The company also said it plans to launch its Free People label as a retail concept with either one or two stores during the current fiscal year. As a wholesale-only unit, Free People’s sales accounted for roughly 5 percent of total corporate sales, or about $17.5 million.
“We wanted to create an environment where our customers actually experience the product,” said David Frankel, president of Urban Outfitters wholesale company, in a telephone interview, “and it is an opportunity to showcase the full product offering,” Another benefit, he said, would be the opportunity to gain expertise in running in-store shops as it looks to expand its department store presence.
For the year, net income escalated 43 percent to $15 million, or 86 cents a diluted share, versus the $10.5 million, or 61 cents, reached in 2000. Sales gained 18.2 percent to $349 million from $295.3 million while comps improved 2.8 percent, comprised of a .5 percent pickup at Urban and a 6.8 percent leap at Anthropologie.
The company filed a Form S-3 with the Securities and Exchange Commission to sell 2 million shares, including 1,550,000 common shares held by the company and 450,000 shares held by stockholders. The underwriters have an option to purchase a maximum of 200,000 additional shares. UO expects to raise roughly $36 million and use the proceeds for retail expansion.
Direct merchandiser Lands’ End also enjoyed a solid quarter as profits soared 44.3 percent to $45.9 million, or $1.51 a diluted share, versus year-ago profits of $31.8 million, or $1.07.
Led by full-price selling of women’s apparel and home products, net sales for the Dodgeville, Wis.-based firm rose 10.6 percent to $596 million from $538.6 million and were up 5.8 percent on a comp basis. And while many other retailers were left slashing prices, LE said sales of full-price merchandise rose 11 percent.
“The initiatives that we started three years ago, and the focused execution of the past year contributed to our success,” David F. Dyer, president and chief executive, said in a statement. “We are establishing the groundwork for future growth with programs such as enhanced customer segmentation, new catalogs and additional Internet innovations.”
For the year, income rose 93.1 percent to $66.9 million, or $2.23 a diluted share, compared to last year’s $34.7 million, or $1.14. Net sales gained 7.3 percent to $1.57 billion from $1.35 billion.

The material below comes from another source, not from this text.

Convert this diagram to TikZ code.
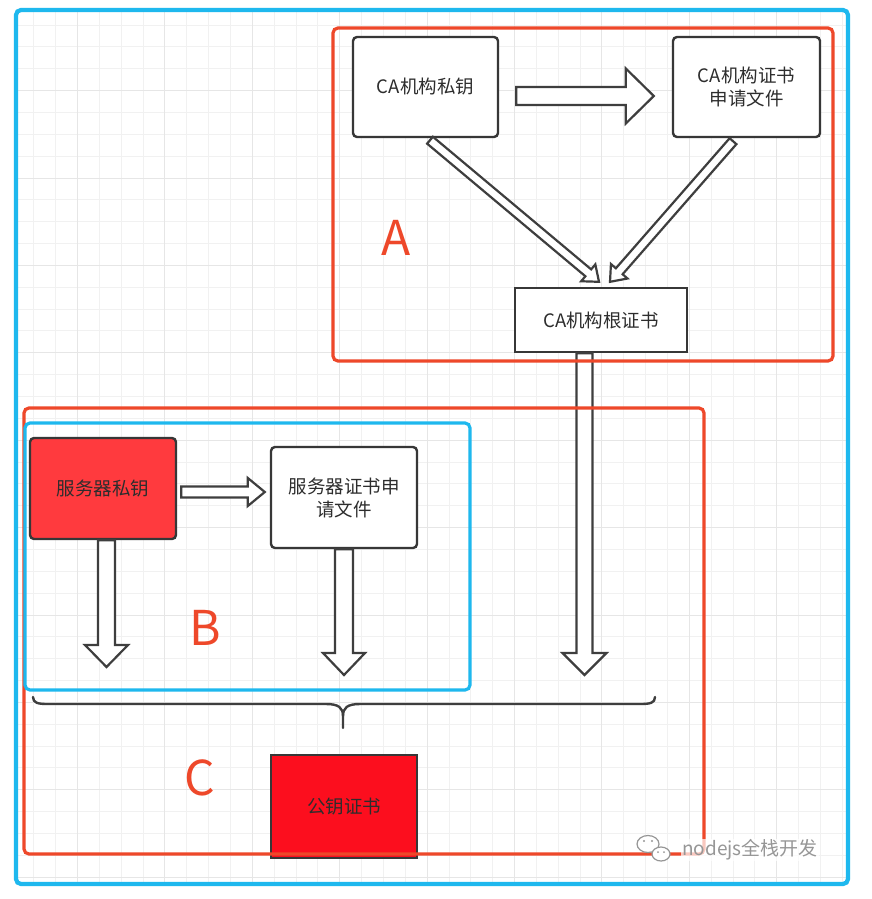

Earnings per share came in a penny below expectations and, for the current fiscal year 2003, LE forecast EPS growth in the high-single to low-double digit percentage range. This would put the firm’s earnings below current consensus estimates of $2.54, a figure 13.9 percent higher than the $2.23 reached this year.
At a recent conference Dyer outlined a number of initiatives to boost results including increases in key item inventory and catalog circulation, the rollout of custom designed jeanswear, a followup of its unique fitting khaki pants, and, in the long run, the introduction of its own full-price retail stores.